Hi,
I'm running on Ubuntu 20.04. I've got a clean configuration of slurmctld and slurmd on one node.
1) I've configured oci.conf to the defaults defined by "OCI.CONF EXAMPLE FOR RUNC USING RUN (RECOMMENDED OVER USING CREATE/START):".
I have a container that I can run by hand:
runc --rootless true run -b /opt/pilot_results/results.20241108-184831/step1 test
sh-4.2# exit
exit
and it returns.
However, when I
srun --container=/opt/pilot_results/results.20241108-184831/step1 ls
it hangs after completing the ls, and I have to double ctrl-c out of it.
2) I tried using the configuration for RUNC with Create/Start and it hangs on start.

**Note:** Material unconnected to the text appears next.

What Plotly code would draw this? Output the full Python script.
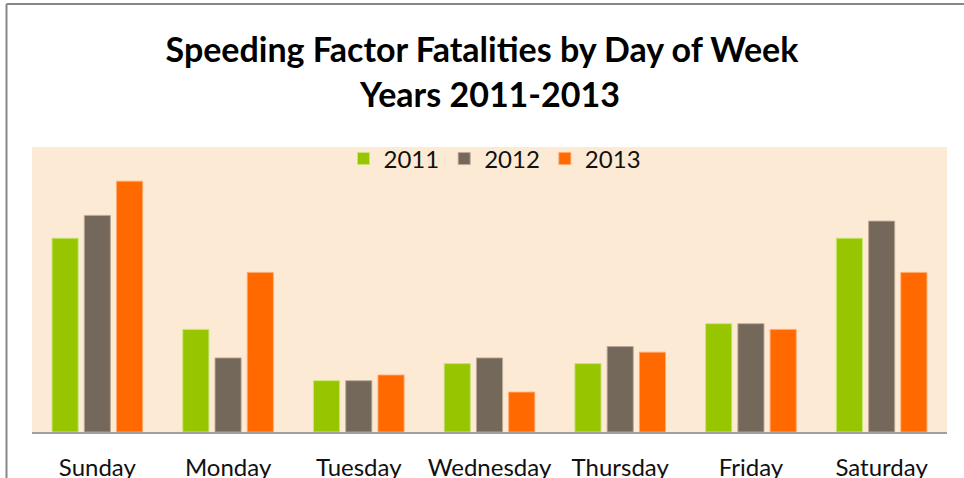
import plotly.graph_objects as go

days = ["Sunday", "Monday", "Tuesday", "Wednesday", "Thursday", "Friday", "Saturday"]
fatal_2011 = [34, 18, 9, 12, 12, 19, 34]
fatal_2012 = [38, 13, 9, 13, 15, 19, 37]
fatal_2013 = [44, 28, 10, 7, 14, 18, 28]

series = [
    ("2011", fatal_2011, "#97C500", "rgba(200,230,120,0.9)"),
    ("2012", fatal_2012, "#736859", "rgba(190,170,150,0.9)"),
    ("2013", fatal_2013, "#FF6900", "rgba(255,170,110,0.9)"),
]

FONT = "Lato"

fig = go.Figure()
for name, vals, color, edge in series:
    fig.add_trace(go.Bar(
        x=days, y=vals, name=name,
        marker=dict(color=color, line=dict(color=edge, width=1)),
    ))

fig.update_layout(
    width=964, height=478,
    margin=dict(l=32, r=17, t=147, b=46),
    paper_bgcolor="white",
    plot_bgcolor="#FDEAD4",
    barmode="group",
    bargap=0.26,
    bargroupgap=0.19,
    font=dict(family=FONT, color="#111111"),
    title=dict(
        text="<b>Speeding Factor Fatalities by Day of Week</b>",
        font=dict(family=FONT, size=34, color="black"),
        x=0.5, xref="container", xanchor="center",
        y=1 - 50 / 478, yref="container", yanchor="middle",
    ),
    legend=dict(
        orientation="h", x=0.506, xanchor="center", y=0.958, yanchor="middle",
        bgcolor="rgba(0,0,0,0)", font=dict(family=FONT, size=24, color="#111111"),
    ),
    showlegend=True,
)

fig.add_annotation(
    text="<b>Years 2011-2013</b>", xref="paper", yref="paper",
    x=0.5, y=(432 - 93) / 285, xanchor="center", yanchor="middle",
    showarrow=False, font=dict(family=FONT, size=34, color="black"),
)

fig.update_xaxes(
    showline=True, linecolor="#A0A0A0", linewidth=2,
    ticks="", ticklabelstandoff=13, automargin=False,
    tickfont=dict(family=FONT, size=24, color="#111111"),
    showgrid=False,
)
fig.update_yaxes(range=[0, 50], visible=False, showgrid=False, automargin=False)

# chart frame along the top and left edges
fig.add_shape(type="line", xref="paper", yref="paper",
              x0=(6.5 - 32) / 915, x1=(6.5 - 32) / 915, y0=-0.3, y1=(432 - 4) / 285,
              line=dict(color="#878787", width=2))
fig.add_shape(type="line", xref="paper", yref="paper",
              x0=(6.5 - 32) / 915, x1=1.1, y0=(432 - 4) / 285, y1=(432 - 4) / 285,
              line=dict(color="#878787", width=2))

fig.write_html("out.html")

3) I tried using the configuration for CRUN using RUN, I can run the container by hand with crun, but srun fails with:
srun --container=/opt/pilot_results/results.20241108-194914/step1 bash
bind socket to `/run/user/1008//pd-builds-bench-1.jrp.34.0.0/notify`: Address already in use
sync socket closed
srun: error: pd-builds-bench-1: task 0: Exited with exit code 1
4) I tried using the configuration for CRUN with Create/Start and it errors repeatedly with:
slurmstepd: error: _get_container_state: RunTimeQuery failed rc:256 output:error opening file `/run/user/1008//pd-builds-bench-1.jrp.51.0.0/status`: No such file or directory
I went through the (open and closed) support tickets and couldn't find anything that reflects any of these errors, and I'm pretty stuck at this point.
Any help would be welcome.
Thanks,
JRP